No wonder the IMF, in announcing the SMP, commented that: 'The large fiscal adjustment needed will be politically and socially difficult to implement.'
However, with consumer prices set to rise 80% this year and economic output shrinking, Ncube and the Fund believe imposing severe austerity to prevent a slide into hyper-inflation and the collapse of government finances is the only option (AC Vol 60 No 2, Turbulent beginnings).
There are few options other than to agree a programme with the IMF if Zimbabwe is to reschedule its foreign debt and reopen the door to new finance.
Even so, the government's economic reformers are demonstrating considerable ambition and nerve in seeking to overhaul farm subventions and public sector pay simultaneously – however desperate the need for action.
In 2017 the cost of paying public sector wages ate up 82% of all government revenue. Ncube aims to slash this to 47% this year – and cut the wage bill by 2.5% this year – by limiting pay rises to just 18%; that is less than a quarter of the forecast total inflation and in real terms will slash incomes by about a third. Top civil servants will see their pay cut by 5%.
The reform of farm subsidies will not have such an immediate impact, being phased through to 2021 and potentially subject to adjustment as the government seeks to protect farm output. But over three years it aims to phase out massive and expensive distortions.
The cost of farm support has surged from less than 1% of GDP in 2013 to 4.2% last year – when the government was buying maize at a guaranteed price of $390 per tonne, but selling it at $240, and at a time when grain was available on the regional market for $290. Moreover, the prime beneficiaries of this support have often been well-connected individuals with much larger farms.
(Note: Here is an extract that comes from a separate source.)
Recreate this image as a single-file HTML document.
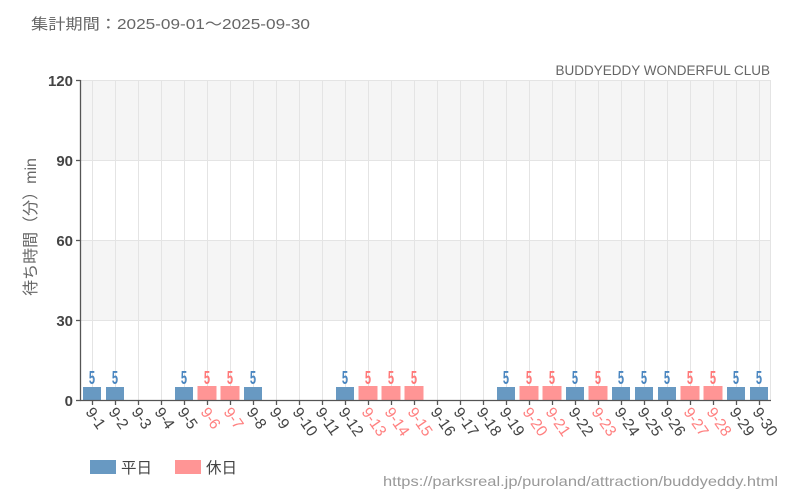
<!DOCTYPE html>
<html><head><meta charset="utf-8"><style>
html,body{margin:0;padding:0;background:#fff;}
svg{display:block;font-family:"Liberation Sans","Noto Sans CJK JP",sans-serif;}
.xt{font-size:15.5px;fill:#444;}
.xh{font-size:15.5px;fill:#ff8080;}
.yt{font-size:15px;fill:#444;font-weight:bold;text-anchor:end;}
.lw{font-size:18.5px;fill:#4a86c0;text-anchor:middle;font-weight:bold;}
.lh{font-size:18.5px;fill:#ff7878;text-anchor:middle;font-weight:bold;}
</style></head><body>
<svg width="800" height="500" viewBox="0 0 800 500" xmlns="http://www.w3.org/2000/svg">
<rect width="800" height="500" fill="#fff"/>
<text x="31" y="29" font-size="15" fill="#666" textLength="279" lengthAdjust="spacingAndGlyphs">集計期間：2025-09-01～2025-09-30</text>
<text x="770" y="75" font-size="13.5" fill="#666" text-anchor="end">BUDDYEDDY WONDERFUL CLUB</text>
<!-- bands -->
<rect x="80.5" y="80" width="690" height="80" fill="#f5f5f5"/>
<rect x="80.5" y="240" width="690" height="80" fill="#f5f5f5"/>
<g stroke="#e4e4e4" stroke-width="1">
<line x1="80.5" y1="80.5" x2="770.5" y2="80.5"/>
<line x1="80.5" y1="160.5" x2="770.5" y2="160.5"/>
<line x1="80.5" y1="240.5" x2="770.5" y2="240.5"/>
<line x1="80.5" y1="320.5" x2="770.5" y2="320.5"/>
<line x1="92.5" y1="80" x2="92.5" y2="400"/><line x1="115.5" y1="80" x2="115.5" y2="400"/><line x1="138.5" y1="80" x2="138.5" y2="400"/><line x1="161.5" y1="80" x2="161.5" y2="400"/><line x1="184.5" y1="80" x2="184.5" y2="400"/><line x1="207.5" y1="80" x2="207.5" y2="400"/><line x1="230.5" y1="80" x2="230.5" y2="400"/><line x1="253.5" y1="80" x2="253.5" y2="400"/><line x1="276.5" y1="80" x2="276.5" y2="400"/><line x1="299.5" y1="80" x2="299.5" y2="400"/><line x1="322.5" y1="80" x2="322.5" y2="400"/><line x1="345.5" y1="80" x2="345.5" y2="400"/><line x1="368.5" y1="80" x2="368.5" y2="400"/><line x1="391.5" y1="80" x2="391.5" y2="400"/><line x1="414.5" y1="80" x2="414.5" y2="400"/><line x1="437.5" y1="80" x2="437.5" y2="400"/><line x1="460.5" y1="80" x2="460.5" y2="400"/><line x1="483.5" y1="80" x2="483.5" y2="400"/><line x1="506.5" y1="80" x2="506.5" y2="400"/><line x1="529.5" y1="80" x2="529.5" y2="400"/><line x1="552.5" y1="80" x2="552.5" y2="400"/><line x1="575.5" y1="80" x2="575.5" y2="400"/><line x1="598.5" y1="80" x2="598.5" y2="400"/><line x1="621.5" y1="80" x2="621.5" y2="400"/><line x1="644.5" y1="80" x2="644.5" y2="400"/><line x1="667.5" y1="80" x2="667.5" y2="400"/><line x1="690.5" y1="80" x2="690.5" y2="400"/><line x1="713.5" y1="80" x2="713.5" y2="400"/><line x1="736.5" y1="80" x2="736.5" y2="400"/><line x1="759.5" y1="80" x2="759.5" y2="400"/>
<line x1="770.5" y1="80" x2="770.5" y2="400"/>
</g>
<!-- bars -->
<g fill="#6899c2">
<rect x="83" y="387" width="18" height="13"/><rect x="106" y="387" width="18" height="13"/><rect x="175" y="387" width="18" height="13"/><rect x="244" y="387" width="18" height="13"/><rect x="336" y="387" width="18" height="13"/><rect x="497" y="387" width="18" height="13"/><rect x="566" y="387" width="18" height="13"/><rect x="612" y="387" width="18" height="13"/><rect x="635" y="387" width="18" height="13"/><rect x="658" y="387" width="18" height="13"/><rect x="727" y="387" width="18" height="13"/><rect x="750" y="387" width="18" height="13"/>
</g>
<g fill="#ff9595">
<rect x="197.5" y="386" width="19" height="14"/><rect x="220.5" y="386" width="19" height="14"/><rect x="358.5" y="386" width="19" height="14"/><rect x="381.5" y="386" width="19" height="14"/><rect x="404.5" y="386" width="19" height="14"/><rect x="519.5" y="386" width="19" height="14"/><rect x="542.5" y="386" width="19" height="14"/><rect x="588.5" y="386" width="19" height="14"/><rect x="680.5" y="386" width="19" height="14"/><rect x="703.5" y="386" width="19" height="14"/>
</g>
<!-- bar labels -->
<text class="lw" transform="translate(92,384) scale(0.6,1)">5</text>
<text class="lw" transform="translate(115,384) scale(0.6,1)">5</text>
<text class="lw" transform="translate(184,384) scale(0.6,1)">5</text>
<text class="lh" transform="translate(207,384) scale(0.6,1)">5</text>
<text class="lh" transform="translate(230,384) scale(0.6,1)">5</text>
<text class="lw" transform="translate(253,384) scale(0.6,1)">5</text>
<text class="lw" transform="translate(345,384) scale(0.6,1)">5</text>
<text class="lh" transform="translate(368,384) scale(0.6,1)">5</text>
<text class="lh" transform="translate(391,384) scale(0.6,1)">5</text>
<text class="lh" transform="translate(414,384) scale(0.6,1)">5</text>
<text class="lw" transform="translate(506,384) scale(0.6,1)">5</text>
<text class="lh" transform="translate(529,384) scale(0.6,1)">5</text>
<text class="lh" transform="translate(552,384) scale(0.6,1)">5</text>
<text class="lw" transform="translate(575,384) scale(0.6,1)">5</text>
<text class="lh" transform="translate(598,384) scale(0.6,1)">5</text>
<text class="lw" transform="translate(621,384) scale(0.6,1)">5</text>
<text class="lw" transform="translate(644,384) scale(0.6,1)">5</text>
<text class="lw" transform="translate(667,384) scale(0.6,1)">5</text>
<text class="lh" transform="translate(690,384) scale(0.6,1)">5</text>
<text class="lh" transform="translate(713,384) scale(0.6,1)">5</text>
<text class="lw" transform="translate(736,384) scale(0.6,1)">5</text>
<text class="lw" transform="translate(759,384) scale(0.6,1)">5</text>
<!-- axes -->
<g stroke="#555" stroke-width="1.3">
<line x1="80.5" y1="80" x2="80.5" y2="401"/>
<line x1="80" y1="400.5" x2="771" y2="400.5"/>
<line x1="76" y1="80.5" x2="80.5" y2="80.5"/>
<line x1="76" y1="160.5" x2="80.5" y2="160.5"/>
<line x1="76" y1="240.5" x2="80.5" y2="240.5"/>
<line x1="76" y1="320.5" x2="80.5" y2="320.5"/>
<line x1="76" y1="400.5" x2="80.5" y2="400.5"/>
<line x1="92.5" y1="400" x2="92.5" y2="405"/><line x1="115.5" y1="400" x2="115.5" y2="405"/><line x1="138.5" y1="400" x2="138.5" y2="405"/><line x1="161.5" y1="400" x2="161.5" y2="405"/><line x1="184.5" y1="400" x2="184.5" y2="405"/><line x1="207.5" y1="400" x2="207.5" y2="405"/><line x1="230.5" y1="400" x2="230.5" y2="405"/><line x1="253.5" y1="400" x2="253.5" y2="405"/><line x1="276.5" y1="400" x2="276.5" y2="405"/><line x1="299.5" y1="400" x2="299.5" y2="405"/><line x1="322.5" y1="400" x2="322.5" y2="405"/><line x1="345.5" y1="400" x2="345.5" y2="405"/><line x1="368.5" y1="400" x2="368.5" y2="405"/><line x1="391.5" y1="400" x2="391.5" y2="405"/><line x1="414.5" y1="400" x2="414.5" y2="405"/><line x1="437.5" y1="400" x2="437.5" y2="405"/><line x1="460.5" y1="400" x2="460.5" y2="405"/><line x1="483.5" y1="400" x2="483.5" y2="405"/><line x1="506.5" y1="400" x2="506.5" y2="405"/><line x1="529.5" y1="400" x2="529.5" y2="405"/><line x1="552.5" y1="400" x2="552.5" y2="405"/><line x1="575.5" y1="400" x2="575.5" y2="405"/><line x1="598.5" y1="400" x2="598.5" y2="405"/><line x1="621.5" y1="400" x2="621.5" y2="405"/><line x1="644.5" y1="400" x2="644.5" y2="405"/><line x1="667.5" y1="400" x2="667.5" y2="405"/><line x1="690.5" y1="400" x2="690.5" y2="405"/><line x1="713.5" y1="400" x2="713.5" y2="405"/><line x1="736.5" y1="400" x2="736.5" y2="405"/><line x1="759.5" y1="400" x2="759.5" y2="405"/>
</g>
<!-- y ticks -->
<text class="yt" x="73" y="86">120</text>
<text class="yt" x="73" y="166">90</text>
<text class="yt" x="73" y="246">60</text>
<text class="yt" x="73" y="326">30</text>
<text class="yt" x="73" y="406" font-size="17">0</text>
<text transform="translate(36,227) rotate(-90)" font-size="16" fill="#666" text-anchor="middle">待ち時間（分）min</text>
<!-- x ticks -->
<text class="xt" transform="translate(85,412) rotate(55)">9-1</text>
<text class="xt" transform="translate(108,412) rotate(55)">9-2</text>
<text class="xt" transform="translate(131,412) rotate(55)">9-3</text>
<text class="xt" transform="translate(154,412) rotate(55)">9-4</text>
<text class="xt" transform="translate(177,412) rotate(55)">9-5</text>
<text class="xh" transform="translate(200,412) rotate(55)">9-6</text>
<text class="xh" transform="translate(223,412) rotate(55)">9-7</text>
<text class="xt" transform="translate(246,412) rotate(55)">9-8</text>
<text class="xt" transform="translate(269,412) rotate(55)">9-9</text>
<text class="xt" transform="translate(292,412) rotate(55)">9-10</text>
<text class="xt" transform="translate(315,412) rotate(55)">9-11</text>
<text class="xt" transform="translate(338,412) rotate(55)">9-12</text>
<text class="xh" transform="translate(361,412) rotate(55)">9-13</text>
<text class="xh" transform="translate(384,412) rotate(55)">9-14</text>
<text class="xh" transform="translate(407,412) rotate(55)">9-15</text>
<text class="xt" transform="translate(430,412) rotate(55)">9-16</text>
<text class="xt" transform="translate(453,412) rotate(55)">9-17</text>
<text class="xt" transform="translate(476,412) rotate(55)">9-18</text>
<text class="xt" transform="translate(499,412) rotate(55)">9-19</text>
<text class="xh" transform="translate(522,412) rotate(55)">9-20</text>
<text class="xh" transform="translate(545,412) rotate(55)">9-21</text>
<text class="xt" transform="translate(568,412) rotate(55)">9-22</text>
<text class="xh" transform="translate(591,412) rotate(55)">9-23</text>
<text class="xt" transform="translate(614,412) rotate(55)">9-24</text>
<text class="xt" transform="translate(637,412) rotate(55)">9-25</text>
<text class="xt" transform="translate(660,412) rotate(55)">9-26</text>
<text class="xh" transform="translate(683,412) rotate(55)">9-27</text>
<text class="xh" transform="translate(706,412) rotate(55)">9-28</text>
<text class="xt" transform="translate(729,412) rotate(55)">9-29</text>
<text class="xt" transform="translate(752,412) rotate(55)">9-30</text>
<!-- legend -->
<rect x="90" y="460" width="26" height="14" fill="#6899c2"/>
<text x="121" y="473" font-size="15.5" fill="#444">平日</text>
<rect x="175" y="460" width="26" height="14" fill="#ff9595"/>
<text x="206" y="473" font-size="15.5" fill="#444">休日</text>
<text x="383" y="486" font-size="14" fill="#999" textLength="395" lengthAdjust="spacingAndGlyphs">https://parksreal.jp/puroland/attraction/buddyeddy.html</text>
</svg>
</body></html>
The money is distributed by regional governors, themselves political appointees.
Also set for overhaul is the Presidential Input Scheme of free farm supplies and the Command Agriculture system of loan guarantees to help farmers buy inputs such as fertiliser – established to fill a funding gap because Zimbabwe's history of expropriation deters bankers from regarding land as adequate collateral for lending working capital (AC Vol 59 No 22, Trafigura in a tug-of-war).
Difficult reforms may also be in the air for state-owned enterprises, 43 of which are set for privatisation or liquidation. But this element of the programme is treated as less urgent, because it makes little sense to shut enterprises that might find buyers once the economy has made some progress and investor confidence has begun to revive.
For all the social pain and political bravery that the programme requires, there is a potential reward: the IMF believes that, after contracting by 2.1% this year, economic output should rebound by 3.3% in 2020, with inflation plunging back to a somewhat more survivable 14.1%.
If Zimbabwe can manage to meet the performance targets set under the SMP, the Fund will be able to press Western governments to join in the bridging loan being led by France and Japan to clear Harare's $2.3 billion arrears to the World Bank, African Development Bank and European Investment Bank and thus open up the path to new assistance from these and other donors. That aid will be vital.
Ncube has drawn up plans to provide 'cash transfer' welfare support and subsidised food for the poor, subsidise public transport, help small farmers and provide more free school meals. The IMF lauds these proposals, but the government has no money to implement them and the spectre of widespread social unrest looms large.